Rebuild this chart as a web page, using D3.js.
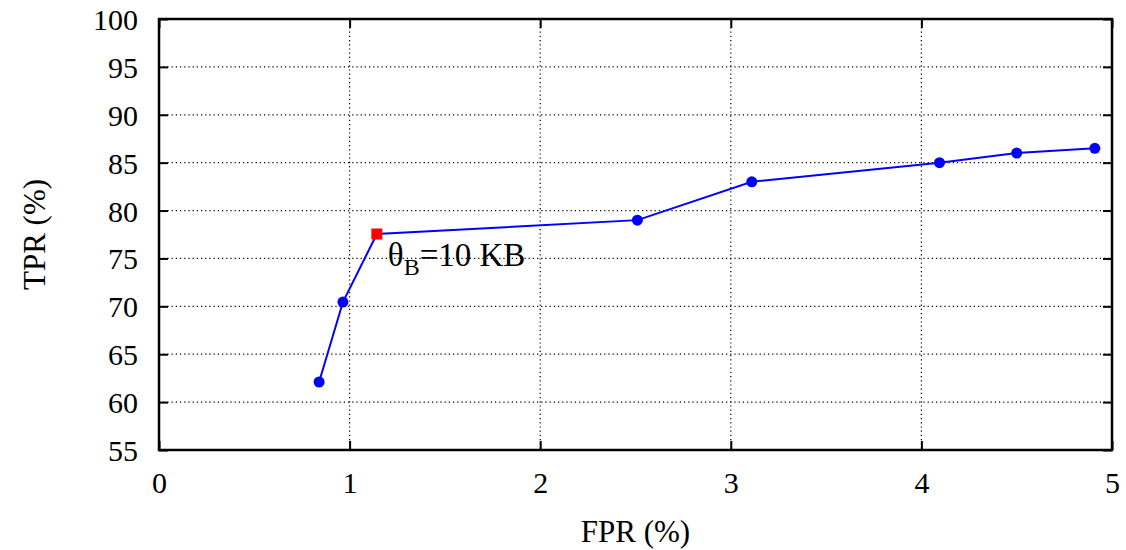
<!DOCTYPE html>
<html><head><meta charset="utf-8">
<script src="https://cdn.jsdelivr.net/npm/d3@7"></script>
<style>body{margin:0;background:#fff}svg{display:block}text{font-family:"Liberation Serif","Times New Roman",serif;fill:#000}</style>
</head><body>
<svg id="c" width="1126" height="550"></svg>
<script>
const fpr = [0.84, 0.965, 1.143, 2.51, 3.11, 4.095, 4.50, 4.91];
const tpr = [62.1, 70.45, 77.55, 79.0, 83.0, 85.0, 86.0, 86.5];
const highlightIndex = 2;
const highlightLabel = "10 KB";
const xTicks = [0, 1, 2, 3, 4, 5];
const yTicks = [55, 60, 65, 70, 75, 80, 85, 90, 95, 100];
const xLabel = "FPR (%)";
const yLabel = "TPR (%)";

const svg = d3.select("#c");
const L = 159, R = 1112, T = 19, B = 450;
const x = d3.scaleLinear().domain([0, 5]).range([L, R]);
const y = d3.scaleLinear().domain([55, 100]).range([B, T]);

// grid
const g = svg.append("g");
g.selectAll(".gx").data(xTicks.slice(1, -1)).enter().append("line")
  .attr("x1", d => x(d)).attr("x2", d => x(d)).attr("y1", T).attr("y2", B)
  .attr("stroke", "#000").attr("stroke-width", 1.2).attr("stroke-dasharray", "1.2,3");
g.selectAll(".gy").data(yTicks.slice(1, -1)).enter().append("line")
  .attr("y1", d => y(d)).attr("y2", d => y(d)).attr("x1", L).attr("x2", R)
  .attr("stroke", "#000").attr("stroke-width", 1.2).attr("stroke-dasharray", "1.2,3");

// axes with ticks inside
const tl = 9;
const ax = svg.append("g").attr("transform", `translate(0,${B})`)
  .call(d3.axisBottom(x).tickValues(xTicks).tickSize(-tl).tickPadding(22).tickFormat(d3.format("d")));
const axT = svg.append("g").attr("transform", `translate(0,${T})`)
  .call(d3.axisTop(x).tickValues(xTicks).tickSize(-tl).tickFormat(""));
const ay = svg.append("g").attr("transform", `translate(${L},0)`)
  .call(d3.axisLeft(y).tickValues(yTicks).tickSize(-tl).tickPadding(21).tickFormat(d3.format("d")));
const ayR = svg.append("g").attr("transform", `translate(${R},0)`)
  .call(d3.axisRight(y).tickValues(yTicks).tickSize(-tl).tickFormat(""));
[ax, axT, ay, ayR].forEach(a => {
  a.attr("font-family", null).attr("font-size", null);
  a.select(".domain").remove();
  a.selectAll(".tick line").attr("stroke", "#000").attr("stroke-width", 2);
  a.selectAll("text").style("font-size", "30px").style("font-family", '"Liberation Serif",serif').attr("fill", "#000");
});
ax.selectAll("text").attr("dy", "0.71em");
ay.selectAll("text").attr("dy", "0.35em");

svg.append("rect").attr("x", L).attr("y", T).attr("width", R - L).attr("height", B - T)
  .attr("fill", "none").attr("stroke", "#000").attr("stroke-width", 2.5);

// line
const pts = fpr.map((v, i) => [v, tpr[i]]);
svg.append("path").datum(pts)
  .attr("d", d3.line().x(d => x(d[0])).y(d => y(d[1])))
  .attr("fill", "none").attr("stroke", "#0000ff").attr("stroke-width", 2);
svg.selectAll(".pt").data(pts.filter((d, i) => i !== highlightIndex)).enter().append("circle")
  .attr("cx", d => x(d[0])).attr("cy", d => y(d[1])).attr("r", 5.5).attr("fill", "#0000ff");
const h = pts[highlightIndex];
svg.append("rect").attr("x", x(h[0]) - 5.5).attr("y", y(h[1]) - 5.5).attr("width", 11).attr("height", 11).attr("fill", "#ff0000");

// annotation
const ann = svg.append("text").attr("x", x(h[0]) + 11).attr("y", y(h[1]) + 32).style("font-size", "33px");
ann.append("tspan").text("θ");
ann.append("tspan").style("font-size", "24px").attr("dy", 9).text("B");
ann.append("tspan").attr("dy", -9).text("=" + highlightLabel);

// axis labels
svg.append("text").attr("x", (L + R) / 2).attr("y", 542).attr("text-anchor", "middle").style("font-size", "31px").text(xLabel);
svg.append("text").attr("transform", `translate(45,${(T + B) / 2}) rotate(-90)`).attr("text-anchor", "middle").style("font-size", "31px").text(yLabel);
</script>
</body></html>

### Task brief:
Give again, word for word, every line from the top of the data through the line with "const y = d3.scaleLinear().domain([55, 100]).range([B, T]);", both ends included, and exclude the pictures.

### Solution to this problem:
Rebuild this chart as a web page, using D3.js.
<!DOCTYPE html>
<html><head><meta charset="utf-8">
<script src="https://cdn.jsdelivr.net/npm/d3@7"></script>
<style>body{margin:0;background:#fff}svg{display:block}text{font-family:"Liberation Serif","Times New Roman",serif;fill:#000}</style>
</head><body>
<svg id="c" width="1126" height="550"></svg>
<script>
const fpr = [0.84, 0.965, 1.143, 2.51, 3.11, 4.095, 4.50, 4.91];
const tpr = [62.1, 70.45, 77.55, 79.0, 83.0, 85.0, 86.0, 86.5];
const highlightIndex = 2;
const highlightLabel = "10 KB";
const xTicks = [0, 1, 2, 3, 4, 5];
const yTicks = [55, 60, 65, 70, 75, 80, 85, 90, 95, 100];
const xLabel = "FPR (%)";
const yLabel = "TPR (%)";

const svg = d3.select("#c");
const L = 159, R = 1112, T = 19, B = 450;
const x = d3.scaleLinear().domain([0, 5]).range([L, R]);
const y = d3.scaleLinear().domain([55, 100]).range([B, T]);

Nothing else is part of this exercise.